What to produce
It is required that all of the data be written out exactly.
* Begin Recorded data *
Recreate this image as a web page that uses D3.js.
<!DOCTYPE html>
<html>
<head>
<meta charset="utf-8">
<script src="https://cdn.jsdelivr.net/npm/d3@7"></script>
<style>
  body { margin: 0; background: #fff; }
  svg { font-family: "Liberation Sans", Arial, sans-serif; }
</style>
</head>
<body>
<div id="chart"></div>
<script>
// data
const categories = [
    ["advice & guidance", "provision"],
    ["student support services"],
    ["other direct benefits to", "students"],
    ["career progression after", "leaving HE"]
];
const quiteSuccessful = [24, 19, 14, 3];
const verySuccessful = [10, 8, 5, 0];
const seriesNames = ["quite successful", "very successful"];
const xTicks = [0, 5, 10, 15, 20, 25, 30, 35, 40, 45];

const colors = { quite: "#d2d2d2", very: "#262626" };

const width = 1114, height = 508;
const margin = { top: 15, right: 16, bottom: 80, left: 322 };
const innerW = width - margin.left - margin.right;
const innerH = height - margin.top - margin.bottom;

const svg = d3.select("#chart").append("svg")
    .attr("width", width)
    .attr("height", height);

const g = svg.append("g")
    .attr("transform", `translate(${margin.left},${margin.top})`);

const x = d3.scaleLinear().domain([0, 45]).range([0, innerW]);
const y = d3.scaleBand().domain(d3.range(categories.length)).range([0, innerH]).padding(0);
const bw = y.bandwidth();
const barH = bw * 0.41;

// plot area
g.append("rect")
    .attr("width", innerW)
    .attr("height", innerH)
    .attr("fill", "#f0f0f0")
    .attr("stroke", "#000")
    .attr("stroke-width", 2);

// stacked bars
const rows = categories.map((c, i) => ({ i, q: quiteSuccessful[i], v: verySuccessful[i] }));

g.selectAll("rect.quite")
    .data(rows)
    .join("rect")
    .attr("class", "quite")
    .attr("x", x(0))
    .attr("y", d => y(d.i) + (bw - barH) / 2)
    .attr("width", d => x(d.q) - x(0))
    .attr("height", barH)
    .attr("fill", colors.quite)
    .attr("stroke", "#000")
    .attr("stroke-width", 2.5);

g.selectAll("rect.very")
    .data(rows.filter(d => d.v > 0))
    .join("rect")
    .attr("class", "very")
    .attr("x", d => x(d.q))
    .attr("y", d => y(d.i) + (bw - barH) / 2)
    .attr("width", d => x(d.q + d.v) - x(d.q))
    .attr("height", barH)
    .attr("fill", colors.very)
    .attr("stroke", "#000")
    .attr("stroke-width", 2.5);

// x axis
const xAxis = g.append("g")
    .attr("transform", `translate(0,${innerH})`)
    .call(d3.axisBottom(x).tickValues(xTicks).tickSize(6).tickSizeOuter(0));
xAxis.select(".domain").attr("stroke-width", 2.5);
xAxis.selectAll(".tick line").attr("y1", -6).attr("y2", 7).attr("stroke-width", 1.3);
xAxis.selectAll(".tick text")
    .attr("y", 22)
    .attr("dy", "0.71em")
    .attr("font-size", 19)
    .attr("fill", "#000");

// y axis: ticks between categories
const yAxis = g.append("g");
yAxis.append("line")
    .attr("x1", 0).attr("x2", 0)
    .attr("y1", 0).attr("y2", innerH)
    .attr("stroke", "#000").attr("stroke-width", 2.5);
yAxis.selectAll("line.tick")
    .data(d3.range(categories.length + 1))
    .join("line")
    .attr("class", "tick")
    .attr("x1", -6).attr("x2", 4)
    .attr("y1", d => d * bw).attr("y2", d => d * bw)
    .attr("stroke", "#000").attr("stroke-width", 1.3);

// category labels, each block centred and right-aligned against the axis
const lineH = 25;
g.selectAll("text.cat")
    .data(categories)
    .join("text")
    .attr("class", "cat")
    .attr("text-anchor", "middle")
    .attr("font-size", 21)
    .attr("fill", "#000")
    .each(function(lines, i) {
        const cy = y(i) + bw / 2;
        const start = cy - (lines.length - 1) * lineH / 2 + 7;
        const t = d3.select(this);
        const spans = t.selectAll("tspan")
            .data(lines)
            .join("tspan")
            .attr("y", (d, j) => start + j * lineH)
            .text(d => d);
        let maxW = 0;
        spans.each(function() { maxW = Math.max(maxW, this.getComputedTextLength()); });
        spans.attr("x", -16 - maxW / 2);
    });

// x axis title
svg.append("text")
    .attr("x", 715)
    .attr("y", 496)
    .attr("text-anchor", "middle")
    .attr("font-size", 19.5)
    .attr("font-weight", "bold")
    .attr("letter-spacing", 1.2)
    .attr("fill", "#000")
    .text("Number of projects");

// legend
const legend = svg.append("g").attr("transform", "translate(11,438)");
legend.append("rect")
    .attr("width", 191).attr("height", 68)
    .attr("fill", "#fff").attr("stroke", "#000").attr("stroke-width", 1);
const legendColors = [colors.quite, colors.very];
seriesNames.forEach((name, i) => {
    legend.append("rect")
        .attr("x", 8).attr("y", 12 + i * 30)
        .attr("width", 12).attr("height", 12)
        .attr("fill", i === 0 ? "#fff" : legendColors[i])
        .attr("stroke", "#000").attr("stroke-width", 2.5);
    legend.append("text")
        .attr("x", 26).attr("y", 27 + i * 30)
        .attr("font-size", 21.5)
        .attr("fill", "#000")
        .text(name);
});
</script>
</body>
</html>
* End Recorded data *
Solution for this task
Recreate this image as a web page that uses D3.js.
<!DOCTYPE html>
<html>
<head>
<meta charset="utf-8">
<script src="https://cdn.jsdelivr.net/npm/d3@7"></script>
<style>
  body { margin: 0; background: #fff; }
  svg { font-family: "Liberation Sans", Arial, sans-serif; }
</style>
</head>
<body>
<div id="chart"></div>
<script>
// data
const categories = [
    ["advice & guidance", "provision"],
    ["student support services"],
    ["other direct benefits to", "students"],
    ["career progression after", "leaving HE"]
];
const quiteSuccessful = [24, 19, 14, 3];
const verySuccessful = [10, 8, 5, 0];
const seriesNames = ["quite successful", "very successful"];
const xTicks = [0, 5, 10, 15, 20, 25, 30, 35, 40, 45];

const colors = { quite: "#d2d2d2", very: "#262626" };

const width = 1114, height = 508;
const margin = { top: 15, right: 16, bottom: 80, left: 322 };
const innerW = width - margin.left - margin.right;
const innerH = height - margin.top - margin.bottom;

const svg = d3.select("#chart").append("svg")
    .attr("width", width)
    .attr("height", height);

const g = svg.append("g")
    .attr("transform", `translate(${margin.left},${margin.top})`);

const x = d3.scaleLinear().domain([0, 45]).range([0, innerW]);
const y = d3.scaleBand().domain(d3.range(categories.length)).range([0, innerH]).padding(0);
const bw = y.bandwidth();
const barH = bw * 0.41;

// plot area
g.append("rect")
    .attr("width", innerW)
    .attr("height", innerH)
    .attr("fill", "#f0f0f0")
    .attr("stroke", "#000")
    .attr("stroke-width", 2);

// stacked bars
const rows = categories.map((c, i) => ({ i, q: quiteSuccessful[i], v: verySuccessful[i] }));

g.selectAll("rect.quite")
    .data(rows)
    .join("rect")
    .attr("class", "quite")
    .attr("x", x(0))
    .attr("y", d => y(d.i) + (bw - barH) / 2)
    .attr("width", d => x(d.q) - x(0))
    .attr("height", barH)
    .attr("fill", colors.quite)
    .attr("stroke", "#000")
    .attr("stroke-width", 2.5);

g.selectAll("rect.very")
    .data(rows.filter(d => d.v > 0))
    .join("rect")
    .attr("class", "very")
    .attr("x", d => x(d.q))
    .attr("y", d => y(d.i) + (bw - barH) / 2)
    .attr("width", d => x(d.q + d.v) - x(d.q))
    .attr("height", barH)
    .attr("fill", colors.very)
    .attr("stroke", "#000")
    .attr("stroke-width", 2.5);

// x axis
const xAxis = g.append("g")
    .attr("transform", `translate(0,${innerH})`)
    .call(d3.axisBottom(x).tickValues(xTicks).tickSize(6).tickSizeOuter(0));
xAxis.select(".domain").attr("stroke-width", 2.5);
xAxis.selectAll(".tick line").attr("y1", -6).attr("y2", 7).attr("stroke-width", 1.3);
xAxis.selectAll(".tick text")
    .attr("y", 22)
    .attr("dy", "0.71em")
    .attr("font-size", 19)
    .attr("fill", "#000");

// y axis: ticks between categories
const yAxis = g.append("g");
yAxis.append("line")
    .attr("x1", 0).attr("x2", 0)
    .attr("y1", 0).attr("y2", innerH)
    .attr("stroke", "#000").attr("stroke-width", 2.5);
yAxis.selectAll("line.tick")
    .data(d3.range(categories.length + 1))
    .join("line")
    .attr("class", "tick")
    .attr("x1", -6).attr("x2", 4)
    .attr("y1", d => d * bw).attr("y2", d => d * bw)
    .attr("stroke", "#000").attr("stroke-width", 1.3);

// category labels, each block centred and right-aligned against the axis
const lineH = 25;
g.selectAll("text.cat")
    .data(categories)
    .join("text")
    .attr("class", "cat")
    .attr("text-anchor", "middle")
    .attr("font-size", 21)
    .attr("fill", "#000")
    .each(function(lines, i) {
        const cy = y(i) + bw / 2;
        const start = cy - (lines.length - 1) * lineH / 2 + 7;
        const t = d3.select(this);
        const spans = t.selectAll("tspan")
            .data(lines)
            .join("tspan")
            .attr("y", (d, j) => start + j * lineH)
            .text(d => d);
        let maxW = 0;
        spans.each(function() { maxW = Math.max(maxW, this.getComputedTextLength()); });
        spans.attr("x", -16 - maxW / 2);
    });

// x axis title
svg.append("text")
    .attr("x", 715)
    .attr("y", 496)
    .attr("text-anchor", "middle")
    .attr("font-size", 19.5)
    .attr("font-weight", "bold")
    .attr("letter-spacing", 1.2)
    .attr("fill", "#000")
    .text("Number of projects");

// legend
const legend = svg.append("g").attr("transform", "translate(11,438)");
legend.append("rect")
    .attr("width", 191).attr("height", 68)
    .attr("fill", "#fff").attr("stroke", "#000").attr("stroke-width", 1);
const legendColors = [colors.quite, colors.very];
seriesNames.forEach((name, i) => {
    legend.append("rect")
        .attr("x", 8).attr("y", 12 + i * 30)
        .attr("width", 12).attr("height", 12)
        .attr("fill", i === 0 ? "#fff" : legendColors[i])
        .attr("stroke", "#000").attr("stroke-width", 2.5);
    legend.append("text")
        .attr("x", 26).attr("y", 27 + i * 30)
        .attr("font-size", 21.5)
        .attr("fill", "#000")
        .text(name);
});
</script>
</body>
</html>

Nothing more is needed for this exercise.